**SHORT TASK**
Write out the listing below again, precisely as it is given.

**DATA SECTION**
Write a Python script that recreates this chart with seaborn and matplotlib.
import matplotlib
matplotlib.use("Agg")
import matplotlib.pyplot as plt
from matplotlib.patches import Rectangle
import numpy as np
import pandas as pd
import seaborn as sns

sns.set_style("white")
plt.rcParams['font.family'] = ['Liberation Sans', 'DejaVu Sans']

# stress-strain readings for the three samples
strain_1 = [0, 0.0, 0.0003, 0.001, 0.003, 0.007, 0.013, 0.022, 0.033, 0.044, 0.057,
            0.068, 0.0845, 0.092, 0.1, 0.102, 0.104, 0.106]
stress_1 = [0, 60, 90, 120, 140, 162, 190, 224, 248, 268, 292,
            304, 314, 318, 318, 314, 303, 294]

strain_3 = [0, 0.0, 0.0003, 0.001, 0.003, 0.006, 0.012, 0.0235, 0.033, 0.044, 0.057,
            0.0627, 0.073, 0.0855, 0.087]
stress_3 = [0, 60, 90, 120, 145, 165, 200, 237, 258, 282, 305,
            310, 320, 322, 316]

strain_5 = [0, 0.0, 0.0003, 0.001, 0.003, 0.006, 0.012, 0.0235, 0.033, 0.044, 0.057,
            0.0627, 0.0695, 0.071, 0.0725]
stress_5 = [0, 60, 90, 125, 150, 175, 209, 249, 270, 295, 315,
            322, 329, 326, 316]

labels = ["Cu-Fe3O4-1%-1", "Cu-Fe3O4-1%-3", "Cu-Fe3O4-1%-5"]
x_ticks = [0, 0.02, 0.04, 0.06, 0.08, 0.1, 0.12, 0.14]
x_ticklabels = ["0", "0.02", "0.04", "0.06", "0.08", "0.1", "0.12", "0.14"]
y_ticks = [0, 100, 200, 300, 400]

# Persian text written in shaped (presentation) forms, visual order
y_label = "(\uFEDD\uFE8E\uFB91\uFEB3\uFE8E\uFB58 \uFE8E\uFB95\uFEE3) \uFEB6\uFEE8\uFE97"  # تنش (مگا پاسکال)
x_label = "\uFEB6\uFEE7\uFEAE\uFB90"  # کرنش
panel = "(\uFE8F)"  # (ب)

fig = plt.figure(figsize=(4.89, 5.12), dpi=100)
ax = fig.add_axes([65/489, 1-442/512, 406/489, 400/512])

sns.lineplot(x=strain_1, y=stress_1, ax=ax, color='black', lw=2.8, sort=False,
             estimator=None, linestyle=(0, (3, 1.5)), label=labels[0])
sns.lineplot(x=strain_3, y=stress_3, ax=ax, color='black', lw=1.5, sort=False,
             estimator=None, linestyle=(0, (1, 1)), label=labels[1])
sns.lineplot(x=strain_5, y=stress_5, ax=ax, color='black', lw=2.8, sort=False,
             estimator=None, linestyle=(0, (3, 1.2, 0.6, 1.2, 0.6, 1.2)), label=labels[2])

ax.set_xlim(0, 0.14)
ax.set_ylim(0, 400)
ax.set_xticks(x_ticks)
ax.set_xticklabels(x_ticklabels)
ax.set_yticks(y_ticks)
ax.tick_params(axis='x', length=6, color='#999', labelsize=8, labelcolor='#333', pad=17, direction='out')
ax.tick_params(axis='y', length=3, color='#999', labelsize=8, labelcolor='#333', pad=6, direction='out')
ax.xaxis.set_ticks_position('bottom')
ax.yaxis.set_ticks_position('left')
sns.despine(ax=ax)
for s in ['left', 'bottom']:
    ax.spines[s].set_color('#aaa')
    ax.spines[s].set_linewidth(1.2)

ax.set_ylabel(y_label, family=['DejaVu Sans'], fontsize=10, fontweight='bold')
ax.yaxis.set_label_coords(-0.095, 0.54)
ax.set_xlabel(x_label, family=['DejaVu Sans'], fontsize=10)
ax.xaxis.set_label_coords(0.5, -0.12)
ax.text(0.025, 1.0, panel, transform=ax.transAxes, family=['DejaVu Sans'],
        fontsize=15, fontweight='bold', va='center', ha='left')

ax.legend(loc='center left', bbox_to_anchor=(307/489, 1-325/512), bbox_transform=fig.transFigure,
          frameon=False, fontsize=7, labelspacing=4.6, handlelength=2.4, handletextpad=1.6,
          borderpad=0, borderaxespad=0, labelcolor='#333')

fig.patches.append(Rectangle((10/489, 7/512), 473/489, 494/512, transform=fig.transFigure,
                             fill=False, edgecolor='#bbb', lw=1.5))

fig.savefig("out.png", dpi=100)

**THE REPLY**
Write a Python script that recreates this chart with seaborn and matplotlib.
import matplotlib
matplotlib.use("Agg")
import matplotlib.pyplot as plt
from matplotlib.patches import Rectangle
import numpy as np
import pandas as pd
import seaborn as sns

sns.set_style("white")
plt.rcParams['font.family'] = ['Liberation Sans', 'DejaVu Sans']

# stress-strain readings for the three samples
strain_1 = [0, 0.0, 0.0003, 0.001, 0.003, 0.007, 0.013, 0.022, 0.033, 0.044, 0.057,
            0.068, 0.0845, 0.092, 0.1, 0.102, 0.104, 0.106]
stress_1 = [0, 60, 90, 120, 140, 162, 190, 224, 248, 268, 292,
            304, 314, 318, 318, 314, 303, 294]

strain_3 = [0, 0.0, 0.0003, 0.001, 0.003, 0.006, 0.012, 0.0235, 0.033, 0.044, 0.057,
            0.0627, 0.073, 0.0855, 0.087]
stress_3 = [0, 60, 90, 120, 145, 165, 200, 237, 258, 282, 305,
            310, 320, 322, 316]

strain_5 = [0, 0.0, 0.0003, 0.001, 0.003, 0.006, 0.012, 0.0235, 0.033, 0.044, 0.057,
            0.0627, 0.0695, 0.071, 0.0725]
stress_5 = [0, 60, 90, 125, 150, 175, 209, 249, 270, 295, 315,
            322, 329, 326, 316]

labels = ["Cu-Fe3O4-1%-1", "Cu-Fe3O4-1%-3", "Cu-Fe3O4-1%-5"]
x_ticks = [0, 0.02, 0.04, 0.06, 0.08, 0.1, 0.12, 0.14]
x_ticklabels = ["0", "0.02", "0.04", "0.06", "0.08", "0.1", "0.12", "0.14"]
y_ticks = [0, 100, 200, 300, 400]

# Persian text written in shaped (presentation) forms, visual order
y_label = "(\uFEDD\uFE8E\uFB91\uFEB3\uFE8E\uFB58 \uFE8E\uFB95\uFEE3) \uFEB6\uFEE8\uFE97"  # تنش (مگا پاسکال)
x_label = "\uFEB6\uFEE7\uFEAE\uFB90"  # کرنش
panel = "(\uFE8F)"  # (ب)

fig = plt.figure(figsize=(4.89, 5.12), dpi=100)
ax = fig.add_axes([65/489, 1-442/512, 406/489, 400/512])

sns.lineplot(x=strain_1, y=stress_1, ax=ax, color='black', lw=2.8, sort=False,
             estimator=None, linestyle=(0, (3, 1.5)), label=labels[0])
sns.lineplot(x=strain_3, y=stress_3, ax=ax, color='black', lw=1.5, sort=False,
             estimator=None, linestyle=(0, (1, 1)), label=labels[1])
sns.lineplot(x=strain_5, y=stress_5, ax=ax, color='black', lw=2.8, sort=False,
             estimator=None, linestyle=(0, (3, 1.2, 0.6, 1.2, 0.6, 1.2)), label=labels[2])

ax.set_xlim(0, 0.14)
ax.set_ylim(0, 400)
ax.set_xticks(x_ticks)
ax.set_xticklabels(x_ticklabels)
ax.set_yticks(y_ticks)
ax.tick_params(axis='x', length=6, color='#999', labelsize=8, labelcolor='#333', pad=17, direction='out')
ax.tick_params(axis='y', length=3, color='#999', labelsize=8, labelcolor='#333', pad=6, direction='out')
ax.xaxis.set_ticks_position('bottom')
ax.yaxis.set_ticks_position('left')
sns.despine(ax=ax)
for s in ['left', 'bottom']:
    ax.spines[s].set_color('#aaa')
    ax.spines[s].set_linewidth(1.2)

ax.set_ylabel(y_label, family=['DejaVu Sans'], fontsize=10, fontweight='bold')
ax.yaxis.set_label_coords(-0.095, 0.54)
ax.set_xlabel(x_label, family=['DejaVu Sans'], fontsize=10)
ax.xaxis.set_label_coords(0.5, -0.12)
ax.text(0.025, 1.0, panel, transform=ax.transAxes, family=['DejaVu Sans'],
        fontsize=15, fontweight='bold', va='center', ha='left')

ax.legend(loc='center left', bbox_to_anchor=(307/489, 1-325/512), bbox_transform=fig.transFigure,
          frameon=False, fontsize=7, labelspacing=4.6, handlelength=2.4, handletextpad=1.6,
          borderpad=0, borderaxespad=0, labelcolor='#333')

fig.patches.append(Rectangle((10/489, 7/512), 473/489, 494/512, transform=fig.transFigure,
                             fill=False, edgecolor='#bbb', lw=1.5))

fig.savefig("out.png", dpi=100)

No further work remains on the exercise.